SHORT TASK:
Everything from the first line down to the line containing "(862,11) -- (862,640);" is to be retyped exactly, both ends included, with pictures left out.

=== DATA SEGMENT ===

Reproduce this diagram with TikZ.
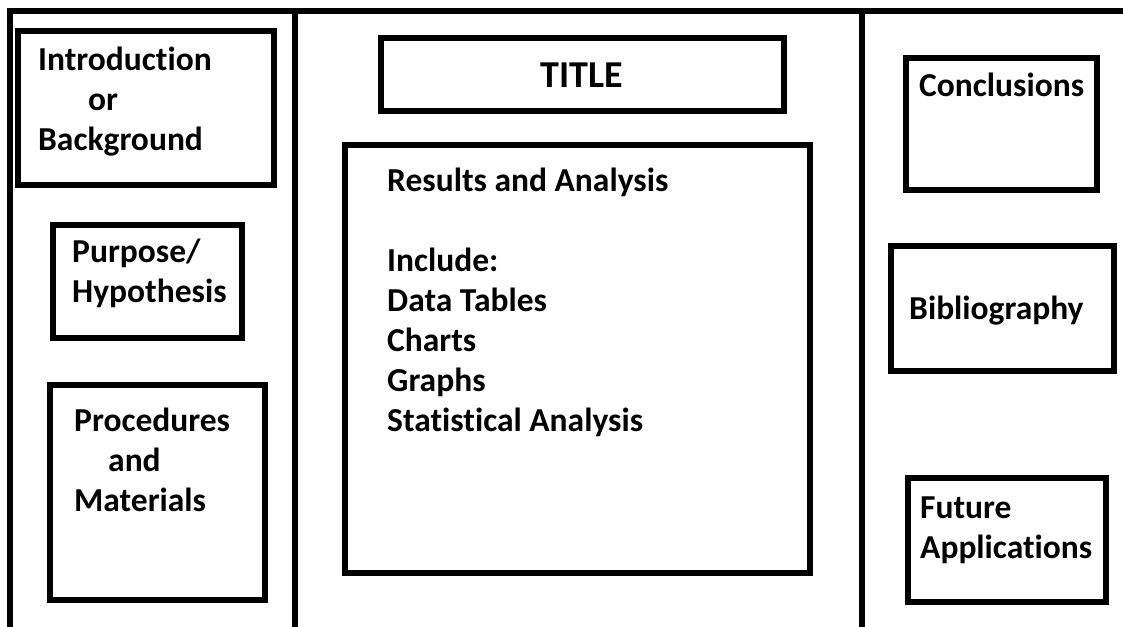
\documentclass[tikz,border=0pt]{standalone}
\usepackage{fontspec}
\setmainfont[Ligatures={NoCommon}]{Carlito}

\begin{document}
\begin{tikzpicture}[x=1pt, y=-1pt,
    fold/.style={line width=6pt},
    panel/.style={draw, line width=6.5pt},
    txt/.style={anchor=base west, inner sep=0pt, align=left,
      font=\fontsize{33.5}{40}\selectfont\bfseries}]
  \useasboundingbox (0,0) rectangle (1123,626);

  % board outline and the two folds
  \draw[fold] (1135,11) -- (10,11) -- (10,640);
  \draw[fold] (295,11) -- (295,640);
  \draw[fold] (862,11) -- (862,640);

  % left wing (nodes sit on the baseline of their last line)
  \draw[panel] (18,31) rectangle (274,185);
  \draw[panel] (53,225) rectangle (242,338);
  \draw[panel] (50,385) rectangle (265,600);
  \node[txt] (intro) at (38,150) {Introduction\\\hspace*{50pt}or\\Background};
  \node[txt] (purpose) at (72,302) {Purpose/\\Hypothesis};
  \node[txt] (proc) at (74,511) {Procedures\\\hspace*{34pt}and\\Materials};

  % middle
  \draw[panel] (381,38) rectangle (784,111);
  \draw[panel] (345,145) rectangle (810,573);
  \node[inner sep=0pt, font=\fontsize{38}{40}\selectfont\bfseries] (title) at (582,75) {TITLE};
  \node[txt] (results) at (387,431)
    {Results and Analysis\\[40pt]Include:\\Data Tables\\Charts\\Graphs\\Statistical Analysis};

  % right wing
  \draw[panel] (906,58) rectangle (1097,190);
  \draw[panel] (891,246) rectangle (1114,371);
  \draw[panel] (908,478) rectangle (1106,602);
  \node[txt] (concl) at (919,96) {Conclusions};
  \node[txt] (biblio) at (909,319) {Bibliography};
  \node[txt] (future) at (920,558) {Future\\Applications};
\end{tikzpicture}
\end{document}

===

ANSWER TO THIS PROBLEM:
Reproduce this diagram with TikZ.
\documentclass[tikz,border=0pt]{standalone}
\usepackage{fontspec}
\setmainfont[Ligatures={NoCommon}]{Carlito}

\begin{document}
\begin{tikzpicture}[x=1pt, y=-1pt,
    fold/.style={line width=6pt},
    panel/.style={draw, line width=6.5pt},
    txt/.style={anchor=base west, inner sep=0pt, align=left,
      font=\fontsize{33.5}{40}\selectfont\bfseries}]
  \useasboundingbox (0,0) rectangle (1123,626);

  % board outline and the two folds
  \draw[fold] (1135,11) -- (10,11) -- (10,640);
  \draw[fold] (295,11) -- (295,640);
  \draw[fold] (862,11) -- (862,640);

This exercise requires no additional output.